Now let's take a look at the real applications. According to Content Creation Winstone 2000, AMD processors are slightly ahead of their Intel competitors. So, Duron 650 turns out even faster than Intel Pentium III 733. As far as all other AMD processors are concerned, Duron is just a bit (2-3%) slower than the ordinary Athlon working at the same frequency. Of course, this is a very nice thing for those of us, who wish they could get a bit more for a bit less money. However, we are really very curious to find out how AMD will sell their old Athlon processors later on...

This test is also based on office applications. However, the tasks for SYSmark 2000 are selected in such a way that Intel CPUs appear better. There are two reasons for that: better support of SSE instructions by the applications and better implementation of L2 cache algorithms in Intel processors. As for our today's hero, Duron 650, it performed even worse than Intel Pentium III 600. You can notice that we simply have to compare Duron with Pentium III, because its competitor No1, Celeron, proved just uncompetitive. See yourself: Intel Celeron 667 falls behind AMD Duron 650 by over 12%!

Now let's consider AMD Duron performance in games. As we have already mentioned, the fps rate at higher resolutions in Quake3 depends mostly on the memory bus and AGP frequency. Our case is also not an exception. That is why AMD Duron and AMD Athlon and Intel Pentium III perform on the same level here. And Celeron lags behind everybody. No wonder, since its 66MHz FSB can't ensure the bandwidth, which could meet the requirements of the today's applications.

The results obtained in Fast mode are a very good benchmark. Duron 650 proves very close to AMD Athlon 600, which is 4% lower than by Athlon 650MHz. Intel Celeron 667 falls behind AMD Duron 650 quite greatly: it is nearly 35% behind. If both of these processors cost almost the same, Duron doesn't leave a single chance to Celeron.

Again AMD Duron appears only 3% slower than Athlon supporting the same frequency. However, here it is also a bit behind Intel Pentium III 600EB.

The situation is again very similar to what we have already seen. Again Celeron 667 is far behind: the gap makes nearly 16%.

Expendable is a game processing large data arrays. That is why large L2 cache means quite a lot here. This explains the defeat of AMD Duron 650, which is a bit behind AMD Athlon 600 and performs like Intel Pentium III 600EB. As for Celeron 667, it is 25% far away here.

At lower resolutions the results in Expendable are very similar to the previous chart. The only thing worth mentioning here is a worse performance of Celeron 667.

In conclusion we would like to say a few words about overclocking. We have already mentioned in one of our latest articles that Intel Celeron is a very overclockable CPU. For instance, Celeron 667 can be overclocked to 1GHz. It allows combating one of the major factors limiting the CPU performance: the processor bus. And what about Duron?

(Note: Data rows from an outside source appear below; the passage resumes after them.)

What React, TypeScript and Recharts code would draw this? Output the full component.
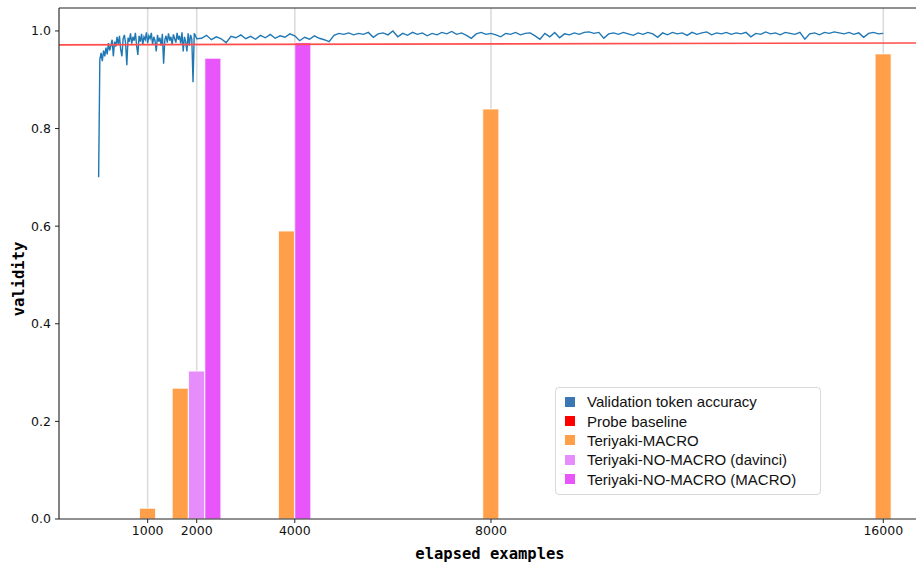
import React from 'react';
import { ComposedChart, Line, Bar, XAxis, YAxis, CartesianGrid, ReferenceLine } from 'recharts';

// ---------- data ----------
const X_TICKS = [1000, 2000, 4000, 8000, 16000];
const Y_TICKS = [0, 0.2, 0.4, 0.6, 0.8, 1.0];
const X_DOMAIN = [-808, 16973];
const Y_DOMAIN = [0, 1.047];

// validation token accuracy, first part (every 25 examples from 0 to 2000)
const EARLY_STEP = 25;
const EARLY_ACC = [
  0.700, 0.942, 0.955, 0.938, 0.960, 0.948, 0.966, 0.952, 0.975, 0.960,
  0.970, 0.982, 0.948, 0.978, 0.968, 0.988, 0.972, 0.990, 0.962, 0.948,
  0.984, 0.992, 0.975, 0.930, 0.986, 0.978, 0.995, 0.974, 0.988, 0.980,
  0.996, 0.970, 0.951, 0.990, 0.978, 0.994, 0.972, 0.988, 0.982, 0.997,
  0.975, 0.990, 0.984, 0.996, 0.972, 0.988, 0.980, 0.958, 0.992, 0.978,
  0.986, 0.970, 0.994, 0.933, 0.982, 0.990, 0.976, 0.995, 0.980, 0.988,
  0.972, 0.993, 0.984, 0.976, 0.996, 0.982, 0.990, 0.974, 0.997, 0.958,
  0.988, 0.978, 0.958, 0.995, 0.970, 0.992, 0.984, 0.895, 0.995, 0.990,
  0.984,
];

// validation token accuracy, later part (every 100 examples from 2100 to 16000)
const LATE_START = 2100;
const LATE_STEP = 100;
const LATE_ACC = [
  0.985, 0.991, 0.982, 0.988, 0.984, 0.976, 0.989, 0.986, 0.992, 0.984,
  0.989, 0.983, 0.991, 0.986, 0.993, 0.985, 0.990, 0.987, 0.994, 0.990,
  0.980, 0.987, 0.983, 0.990, 0.985, 0.982, 0.978, 0.991, 0.995, 0.993,
  0.996, 0.992, 0.995, 0.993, 0.997, 0.987, 0.994, 0.996, 0.992, 1.000,
  0.988, 0.995, 0.991, 0.997, 0.993, 0.996, 0.990, 0.995, 0.992, 0.997,
  0.994, 0.999, 0.993, 0.996, 0.991, 0.985, 0.994, 0.997, 0.993, 0.995,
  0.992, 0.988, 0.995, 0.993, 0.997, 0.992, 0.995, 0.996, 0.990, 0.983,
  0.995, 0.988, 0.997, 0.986, 0.994, 0.992, 0.996, 0.993, 0.997, 0.998,
  0.995, 0.997, 0.985, 0.994, 0.996, 0.993, 0.997, 0.994, 0.991, 0.996,
  0.993, 0.997, 0.994, 0.987, 0.996, 0.992, 0.997, 0.994, 0.996, 0.991,
  0.997, 0.993, 0.996, 0.998, 0.992, 0.996, 0.994, 0.997, 0.993, 0.996,
  0.994, 0.997, 0.988, 0.995, 0.993, 0.998, 0.994, 0.996, 0.992, 0.997,
  0.995, 0.993, 0.997, 0.983, 0.994, 0.996, 0.992, 0.997, 0.995, 0.998,
  0.996, 0.994, 0.997, 0.993, 0.996, 0.987, 0.995, 0.997, 0.994, 0.995,
];

// probe baseline (two end points)
const PROBE_X = [-808, 16973];
const PROBE_Y = [0.9715, 0.9755];

// bar groups
const BAR_GROUPS = [1000, 2000, 4000, 8000, 16000];
const TERIYAKI_MACRO = [0.022, 0.268, 0.590, 0.840, 0.953];
const NO_MACRO_DAVINCI = [null, 0.303, null, null, null];
const NO_MACRO_MACRO = [null, 0.944, 0.976, null, null];

const SERIES_NAMES = [
  'Validation token accuracy',
  'Probe baseline',
  'Teriyaki-MACRO',
  'Teriyaki-NO-MACRO (davinci)',
  'Teriyaki-NO-MACRO (MACRO)',
];

// ---------- styles ----------
const COLORS = {
  acc: '#1f77b4',
  probe: '#ff4d4d',
  macro: '#ff9f4a',
  davinci: '#e68cfb',
  nomacro: '#e755fb',
};
const LEGEND_COLORS = ['#3b78b3', '#ff0000', '#ff9f4a', '#e68cfb', '#e755fb'];
const GROUP_SLOT = 333; // width of one bar slot in x units

// ---------- tables ----------
const barSeries = [
  { key: 'macro', values: TERIYAKI_MACRO },
  { key: 'davinci', values: NO_MACRO_DAVINCI },
  { key: 'nomacro', values: NO_MACRO_MACRO },
];

const barRows: any[] = [];
BAR_GROUPS.forEach((g, i) => {
  const present = barSeries.filter((s) => s.values[i] != null);
  present.forEach((s, j) => {
    barRows.push({ x: g + (j - (present.length - 1) / 2) * GROUP_SLOT, [s.key]: s.values[i] });
  });
});
barRows.sort((a, b) => a.x - b.x);

const accRows = [
  ...EARLY_ACC.map((v, i) => ({ x: i * EARLY_STEP, acc: v })),
  ...LATE_ACC.map((v, i) => ({ x: LATE_START + i * LATE_STEP, acc: v })),
];
const probeRows = PROBE_X.map((x, i) => ({ x, probe: PROBE_Y[i] }));

const tickStyle = { fontSize: 12.5, fill: '#111', fontFamily: 'DejaVu Sans' };
const axisLabelStyle: React.CSSProperties = {
  fontFamily: 'DejaVu Sans Mono',
  fontWeight: 'bold',
  fontSize: 15.5,
  fill: '#000',
};

export default function App() {
  return (
    <div style={{ position: 'absolute', left: 0, top: 0, width: 916, height: 563, overflow: 'hidden', background: '#fff' }}>
      <ComposedChart
        width={940}
        height={563}
        data={barRows}
        margin={{ top: 8, right: 9, bottom: 0, left: 0 }}
      >
        <CartesianGrid horizontal={false} stroke="#dcdcdc" strokeWidth={1.6} />
        <XAxis
          dataKey="x"
          type="number"
          domain={X_DOMAIN}
          allowDataOverflow
          ticks={X_TICKS}
          interval={0}
          height={44}
          tickSize={4}
          tickMargin={3}
          tick={tickStyle}
          stroke="#222"
          tickLine={{ stroke: '#222' }}
          axisLine={{ stroke: '#222', strokeWidth: 1 }}
          label={{
            content: () => (
              <text x={490} y={559} textAnchor="middle" style={axisLabelStyle}>
                elapsed examples
              </text>
            ),
          }}
        />
        <XAxis xAxisId="line" dataKey="x" type="number" domain={X_DOMAIN} allowDataOverflow hide />
        <YAxis
          type="number"
          domain={Y_DOMAIN}
          allowDataOverflow
          ticks={Y_TICKS}
          interval={0}
          width={59}
          tickSize={4}
          tickMargin={4}
          tick={tickStyle}
          tickFormatter={(v: number) => v.toFixed(1)}
          stroke="#222"
          axisLine={{ stroke: '#222', strokeWidth: 1 }}
          label={{
            content: () => (
              <text
                x={24}
                y={279}
                textAnchor="middle"
                transform="rotate(-90, 24, 279)"
                style={axisLabelStyle}
              >
                validity
              </text>
            ),
          }}
        />
        <ReferenceLine y={Y_DOMAIN[1]} stroke="#222" strokeWidth={1} />
        <Bar dataKey="macro" name={SERIES_NAMES[2]} stackId="b" fill={COLORS.macro} stroke="#fff" strokeWidth={0.8} barSize={16} isAnimationActive={false} />
        <Bar dataKey="davinci" name={SERIES_NAMES[3]} stackId="b" fill={COLORS.davinci} stroke="#fff" strokeWidth={0.8} barSize={16} isAnimationActive={false} />
        <Bar dataKey="nomacro" name={SERIES_NAMES[4]} stackId="b" fill={COLORS.nomacro} stroke="#fff" strokeWidth={0.8} barSize={16} isAnimationActive={false} />
        <Line xAxisId="line" data={accRows} dataKey="acc" name={SERIES_NAMES[0]} stroke={COLORS.acc} strokeWidth={1.4} dot={false} activeDot={false} isAnimationActive={false} />
        <Line xAxisId="line" data={probeRows} dataKey="probe" name={SERIES_NAMES[1]} stroke={COLORS.probe} strokeWidth={1.6} dot={false} activeDot={false} isAnimationActive={false} />
      </ComposedChart>
      <div
        style={{
          position: 'absolute',
          left: 555,
          top: 387,
          width: 266,
          height: 108,
          boxSizing: 'border-box',
          border: '1px solid #d9d9d9',
          borderRadius: 4,
          background: 'rgba(255,255,255,0.85)',
          fontFamily: 'Liberation Sans',
          fontSize: 15,
          color: '#111',
          padding: '4px 0 0 9px',
        }}
      >
        {SERIES_NAMES.map((name, i) => (
          <div key={name} style={{ display: 'flex', alignItems: 'center', height: 19.4, whiteSpace: 'nowrap' }}>
            <span style={{ display: 'inline-block', width: 10, height: 10, background: LEGEND_COLORS[i], marginRight: 12 }} />
            <span>{name}</span>
          </div>
        ))}
      </div>
    </div>
  );
}
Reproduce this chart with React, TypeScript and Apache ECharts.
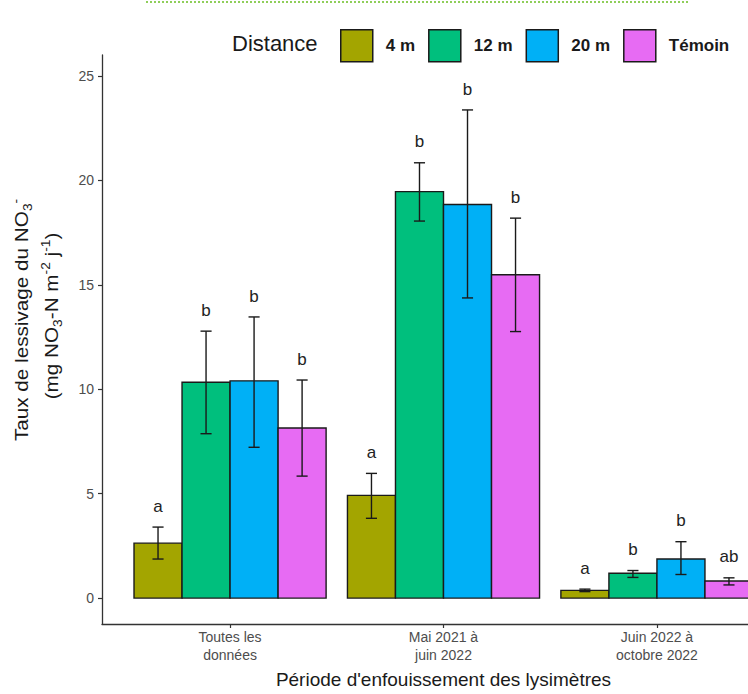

Like many other modern processors, Duron features a locked multiplier. Although some mainboards are rumored to be overcoming this limitation, solutions like that are still unavailable nowadays. That is why the only way to overclock AMD Duron today is to increase the FSB frequency. However, EV6 system bus used in Socket A systems is not very overclocking friendly. The data is transferred along this bus at 200MHz and even the slightest frequency increase can result into system stability worsening. So, when testing our Duron 650 processor we managed to increase the FSB frequency only by 10%, which makes 110MHz. All other attempts ended up in failure because the system either turned very unstable or crashed when booting.

So, if you count on overclocking your system, then the best solution for you today still remains Intel Celeron, which sometimes allows overclocking by 50% and up. But a bit more time will pass and the situation will undoubtedly change, and it is very likely to happen not in Celeron's favour. The thing is that it appeared possible to cope with the locked clock multiplier by Duron. We have to admit that this is not the easiest method and requires a bit more effort from the mainboard manufacturers, such as more BIOS programming. However, a couple of mainboard manufacturers with a very experienced developer team, such as ASUS and QDI, managed to implement this algorithm in their Socket A products. And all we can do now is just to wait for ASUS A7V and QDI K7T to appear in the market.

Unfortunately, we should also point out that it is still very hard to buy a Socket A mainboard. We can only hope for the better: the situation with Athlons when the amount of AMD CPUs was much greater than the available mainboards, shouldn't repeat.

Conclusions

AMD did a great job. Its new CPU is a success. Its shows performance cool enough not only to surpass Intel Celeron but also to give it no chance at the nominal frequencies. AMD Duron 650 proves just a few percents slower than AMD Athlon 650 and very close to Intel Pentium III 600EB. So, if Intel doesn't undertake anything to increase the performance of its Low-End CPU, AMD Duron will bring the epoch of Celeron to an inevitable end.

That is why now we should probably get ready to see Celeron processors with a 100MHz bus. At least this seems to be the easiest way-out for Intel.

And bearing in mind the possibility to free the locked multiplier in AMD Duron, Celeron processors have every chance to lose overclockers' preferences. To our great disappointment we didn't have any mainboards at our disposal, which could allow checking Duron overclocking potential to the full extent, however, we really hope to get back to this interesting topic very soon.